Task to carry out -
Reproduce the listing below without any change.

Supplied information -
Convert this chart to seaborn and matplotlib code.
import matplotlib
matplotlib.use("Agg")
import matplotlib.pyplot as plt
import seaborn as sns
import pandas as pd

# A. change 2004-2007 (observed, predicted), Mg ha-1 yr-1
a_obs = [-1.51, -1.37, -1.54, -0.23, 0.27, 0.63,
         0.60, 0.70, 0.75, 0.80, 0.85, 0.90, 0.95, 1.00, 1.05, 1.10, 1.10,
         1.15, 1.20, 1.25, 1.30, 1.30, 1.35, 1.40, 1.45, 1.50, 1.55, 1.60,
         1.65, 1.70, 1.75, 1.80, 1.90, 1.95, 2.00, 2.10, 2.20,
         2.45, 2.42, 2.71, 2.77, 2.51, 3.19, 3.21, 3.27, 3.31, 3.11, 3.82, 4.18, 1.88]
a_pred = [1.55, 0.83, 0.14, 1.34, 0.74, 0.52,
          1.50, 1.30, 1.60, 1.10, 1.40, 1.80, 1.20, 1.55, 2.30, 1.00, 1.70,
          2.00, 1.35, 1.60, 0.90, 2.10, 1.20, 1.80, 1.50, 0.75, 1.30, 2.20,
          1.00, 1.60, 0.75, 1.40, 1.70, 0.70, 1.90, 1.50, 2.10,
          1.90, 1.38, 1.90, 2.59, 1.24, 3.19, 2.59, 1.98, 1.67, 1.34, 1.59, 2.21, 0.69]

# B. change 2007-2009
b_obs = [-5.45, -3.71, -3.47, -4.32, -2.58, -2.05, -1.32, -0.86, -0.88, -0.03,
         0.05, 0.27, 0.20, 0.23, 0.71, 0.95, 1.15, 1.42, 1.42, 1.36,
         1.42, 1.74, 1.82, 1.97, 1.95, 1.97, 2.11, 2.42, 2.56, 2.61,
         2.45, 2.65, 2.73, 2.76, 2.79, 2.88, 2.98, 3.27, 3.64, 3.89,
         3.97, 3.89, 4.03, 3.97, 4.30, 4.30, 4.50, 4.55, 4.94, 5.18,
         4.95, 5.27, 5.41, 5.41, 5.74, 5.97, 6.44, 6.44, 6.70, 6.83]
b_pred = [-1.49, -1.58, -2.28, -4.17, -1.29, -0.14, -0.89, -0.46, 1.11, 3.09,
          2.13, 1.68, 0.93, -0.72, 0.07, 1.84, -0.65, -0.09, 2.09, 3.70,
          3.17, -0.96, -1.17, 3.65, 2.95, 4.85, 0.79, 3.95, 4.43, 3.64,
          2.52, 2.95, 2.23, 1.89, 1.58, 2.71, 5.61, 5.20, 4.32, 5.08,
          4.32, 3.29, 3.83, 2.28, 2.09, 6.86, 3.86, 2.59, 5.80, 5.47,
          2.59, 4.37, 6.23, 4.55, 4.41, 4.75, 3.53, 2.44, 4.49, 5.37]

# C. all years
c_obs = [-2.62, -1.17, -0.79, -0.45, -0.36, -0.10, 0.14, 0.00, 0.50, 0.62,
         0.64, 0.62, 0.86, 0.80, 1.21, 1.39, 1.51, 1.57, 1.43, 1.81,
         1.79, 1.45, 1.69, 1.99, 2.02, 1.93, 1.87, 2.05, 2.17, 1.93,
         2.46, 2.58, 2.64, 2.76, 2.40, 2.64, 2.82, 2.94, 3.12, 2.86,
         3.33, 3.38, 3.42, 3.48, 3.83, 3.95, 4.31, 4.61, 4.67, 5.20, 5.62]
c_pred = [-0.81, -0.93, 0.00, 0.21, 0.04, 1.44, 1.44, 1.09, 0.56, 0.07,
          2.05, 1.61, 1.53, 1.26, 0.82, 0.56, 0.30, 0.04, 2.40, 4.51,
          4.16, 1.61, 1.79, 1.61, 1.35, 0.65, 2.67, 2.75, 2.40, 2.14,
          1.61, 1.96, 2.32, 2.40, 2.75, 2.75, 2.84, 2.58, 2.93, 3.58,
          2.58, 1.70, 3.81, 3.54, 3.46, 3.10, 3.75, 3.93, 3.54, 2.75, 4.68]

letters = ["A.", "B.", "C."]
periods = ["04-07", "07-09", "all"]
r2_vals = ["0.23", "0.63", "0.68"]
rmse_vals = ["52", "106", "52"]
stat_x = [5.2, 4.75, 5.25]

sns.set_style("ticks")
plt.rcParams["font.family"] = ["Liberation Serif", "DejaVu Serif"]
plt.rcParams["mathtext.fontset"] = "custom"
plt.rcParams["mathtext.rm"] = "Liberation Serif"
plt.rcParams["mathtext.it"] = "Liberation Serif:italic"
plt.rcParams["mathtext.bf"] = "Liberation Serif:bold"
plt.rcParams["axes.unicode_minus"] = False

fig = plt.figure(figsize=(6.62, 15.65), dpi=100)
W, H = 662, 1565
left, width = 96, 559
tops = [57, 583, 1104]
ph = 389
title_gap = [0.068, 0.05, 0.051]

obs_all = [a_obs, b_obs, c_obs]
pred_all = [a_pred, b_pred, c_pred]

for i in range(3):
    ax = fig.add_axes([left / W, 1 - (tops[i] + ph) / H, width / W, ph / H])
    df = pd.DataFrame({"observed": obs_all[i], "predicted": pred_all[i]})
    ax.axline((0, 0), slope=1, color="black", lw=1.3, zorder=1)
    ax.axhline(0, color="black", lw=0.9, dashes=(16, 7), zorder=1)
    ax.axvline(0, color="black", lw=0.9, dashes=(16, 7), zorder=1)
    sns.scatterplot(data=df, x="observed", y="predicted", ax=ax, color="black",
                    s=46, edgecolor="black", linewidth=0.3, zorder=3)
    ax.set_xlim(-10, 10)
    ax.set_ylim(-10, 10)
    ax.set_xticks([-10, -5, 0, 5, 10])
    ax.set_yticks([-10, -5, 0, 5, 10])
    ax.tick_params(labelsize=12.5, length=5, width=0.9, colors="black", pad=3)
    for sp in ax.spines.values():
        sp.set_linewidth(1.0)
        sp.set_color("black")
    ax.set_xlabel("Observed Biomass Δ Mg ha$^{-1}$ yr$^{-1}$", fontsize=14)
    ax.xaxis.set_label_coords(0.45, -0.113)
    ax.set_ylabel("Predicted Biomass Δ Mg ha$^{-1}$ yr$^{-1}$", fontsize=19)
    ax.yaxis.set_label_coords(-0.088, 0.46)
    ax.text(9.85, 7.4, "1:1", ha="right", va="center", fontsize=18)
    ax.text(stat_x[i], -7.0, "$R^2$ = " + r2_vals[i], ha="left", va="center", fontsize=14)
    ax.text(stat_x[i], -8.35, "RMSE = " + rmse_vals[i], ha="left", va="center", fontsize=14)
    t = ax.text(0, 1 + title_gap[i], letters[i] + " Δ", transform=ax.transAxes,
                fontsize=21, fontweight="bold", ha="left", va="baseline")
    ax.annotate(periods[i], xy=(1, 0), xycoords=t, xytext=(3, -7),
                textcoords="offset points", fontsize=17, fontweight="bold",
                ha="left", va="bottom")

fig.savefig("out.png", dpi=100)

Correct output -
Convert this chart to seaborn and matplotlib code.
import matplotlib
matplotlib.use("Agg")
import matplotlib.pyplot as plt
import seaborn as sns
import pandas as pd

# A. change 2004-2007 (observed, predicted), Mg ha-1 yr-1
a_obs = [-1.51, -1.37, -1.54, -0.23, 0.27, 0.63,
         0.60, 0.70, 0.75, 0.80, 0.85, 0.90, 0.95, 1.00, 1.05, 1.10, 1.10,
         1.15, 1.20, 1.25, 1.30, 1.30, 1.35, 1.40, 1.45, 1.50, 1.55, 1.60,
         1.65, 1.70, 1.75, 1.80, 1.90, 1.95, 2.00, 2.10, 2.20,
         2.45, 2.42, 2.71, 2.77, 2.51, 3.19, 3.21, 3.27, 3.31, 3.11, 3.82, 4.18, 1.88]
a_pred = [1.55, 0.83, 0.14, 1.34, 0.74, 0.52,
          1.50, 1.30, 1.60, 1.10, 1.40, 1.80, 1.20, 1.55, 2.30, 1.00, 1.70,
          2.00, 1.35, 1.60, 0.90, 2.10, 1.20, 1.80, 1.50, 0.75, 1.30, 2.20,
          1.00, 1.60, 0.75, 1.40, 1.70, 0.70, 1.90, 1.50, 2.10,
          1.90, 1.38, 1.90, 2.59, 1.24, 3.19, 2.59, 1.98, 1.67, 1.34, 1.59, 2.21, 0.69]

# B. change 2007-2009
b_obs = [-5.45, -3.71, -3.47, -4.32, -2.58, -2.05, -1.32, -0.86, -0.88, -0.03,
         0.05, 0.27, 0.20, 0.23, 0.71, 0.95, 1.15, 1.42, 1.42, 1.36,
         1.42, 1.74, 1.82, 1.97, 1.95, 1.97, 2.11, 2.42, 2.56, 2.61,
         2.45, 2.65, 2.73, 2.76, 2.79, 2.88, 2.98, 3.27, 3.64, 3.89,
         3.97, 3.89, 4.03, 3.97, 4.30, 4.30, 4.50, 4.55, 4.94, 5.18,
         4.95, 5.27, 5.41, 5.41, 5.74, 5.97, 6.44, 6.44, 6.70, 6.83]
b_pred = [-1.49, -1.58, -2.28, -4.17, -1.29, -0.14, -0.89, -0.46, 1.11, 3.09,
          2.13, 1.68, 0.93, -0.72, 0.07, 1.84, -0.65, -0.09, 2.09, 3.70,
          3.17, -0.96, -1.17, 3.65, 2.95, 4.85, 0.79, 3.95, 4.43, 3.64,
          2.52, 2.95, 2.23, 1.89, 1.58, 2.71, 5.61, 5.20, 4.32, 5.08,
          4.32, 3.29, 3.83, 2.28, 2.09, 6.86, 3.86, 2.59, 5.80, 5.47,
          2.59, 4.37, 6.23, 4.55, 4.41, 4.75, 3.53, 2.44, 4.49, 5.37]

# C. all years
c_obs = [-2.62, -1.17, -0.79, -0.45, -0.36, -0.10, 0.14, 0.00, 0.50, 0.62,
         0.64, 0.62, 0.86, 0.80, 1.21, 1.39, 1.51, 1.57, 1.43, 1.81,
         1.79, 1.45, 1.69, 1.99, 2.02, 1.93, 1.87, 2.05, 2.17, 1.93,
         2.46, 2.58, 2.64, 2.76, 2.40, 2.64, 2.82, 2.94, 3.12, 2.86,
         3.33, 3.38, 3.42, 3.48, 3.83, 3.95, 4.31, 4.61, 4.67, 5.20, 5.62]
c_pred = [-0.81, -0.93, 0.00, 0.21, 0.04, 1.44, 1.44, 1.09, 0.56, 0.07,
          2.05, 1.61, 1.53, 1.26, 0.82, 0.56, 0.30, 0.04, 2.40, 4.51,
          4.16, 1.61, 1.79, 1.61, 1.35, 0.65, 2.67, 2.75, 2.40, 2.14,
          1.61, 1.96, 2.32, 2.40, 2.75, 2.75, 2.84, 2.58, 2.93, 3.58,
          2.58, 1.70, 3.81, 3.54, 3.46, 3.10, 3.75, 3.93, 3.54, 2.75, 4.68]

letters = ["A.", "B.", "C."]
periods = ["04-07", "07-09", "all"]
r2_vals = ["0.23", "0.63", "0.68"]
rmse_vals = ["52", "106", "52"]
stat_x = [5.2, 4.75, 5.25]

sns.set_style("ticks")
plt.rcParams["font.family"] = ["Liberation Serif", "DejaVu Serif"]
plt.rcParams["mathtext.fontset"] = "custom"
plt.rcParams["mathtext.rm"] = "Liberation Serif"
plt.rcParams["mathtext.it"] = "Liberation Serif:italic"
plt.rcParams["mathtext.bf"] = "Liberation Serif:bold"
plt.rcParams["axes.unicode_minus"] = False

fig = plt.figure(figsize=(6.62, 15.65), dpi=100)
W, H = 662, 1565
left, width = 96, 559
tops = [57, 583, 1104]
ph = 389
title_gap = [0.068, 0.05, 0.051]

obs_all = [a_obs, b_obs, c_obs]
pred_all = [a_pred, b_pred, c_pred]

for i in range(3):
    ax = fig.add_axes([left / W, 1 - (tops[i] + ph) / H, width / W, ph / H])
    df = pd.DataFrame({"observed": obs_all[i], "predicted": pred_all[i]})
    ax.axline((0, 0), slope=1, color="black", lw=1.3, zorder=1)
    ax.axhline(0, color="black", lw=0.9, dashes=(16, 7), zorder=1)
    ax.axvline(0, color="black", lw=0.9, dashes=(16, 7), zorder=1)
    sns.scatterplot(data=df, x="observed", y="predicted", ax=ax, color="black",
                    s=46, edgecolor="black", linewidth=0.3, zorder=3)
    ax.set_xlim(-10, 10)
    ax.set_ylim(-10, 10)
    ax.set_xticks([-10, -5, 0, 5, 10])
    ax.set_yticks([-10, -5, 0, 5, 10])
    ax.tick_params(labelsize=12.5, length=5, width=0.9, colors="black", pad=3)
    for sp in ax.spines.values():
        sp.set_linewidth(1.0)
        sp.set_color("black")
    ax.set_xlabel("Observed Biomass Δ Mg ha$^{-1}$ yr$^{-1}$", fontsize=14)
    ax.xaxis.set_label_coords(0.45, -0.113)
    ax.set_ylabel("Predicted Biomass Δ Mg ha$^{-1}$ yr$^{-1}$", fontsize=19)
    ax.yaxis.set_label_coords(-0.088, 0.46)
    ax.text(9.85, 7.4, "1:1", ha="right", va="center", fontsize=18)
    ax.text(stat_x[i], -7.0, "$R^2$ = " + r2_vals[i], ha="left", va="center", fontsize=14)
    ax.text(stat_x[i], -8.35, "RMSE = " + rmse_vals[i], ha="left", va="center", fontsize=14)
    t = ax.text(0, 1 + title_gap[i], letters[i] + " Δ", transform=ax.transAxes,
                fontsize=21, fontweight="bold", ha="left", va="baseline")
    ax.annotate(periods[i], xy=(1, 0), xycoords=t, xytext=(3, -7),
                textcoords="offset points", fontsize=17, fontweight="bold",
                ha="left", va="bottom")

fig.savefig("out.png", dpi=100)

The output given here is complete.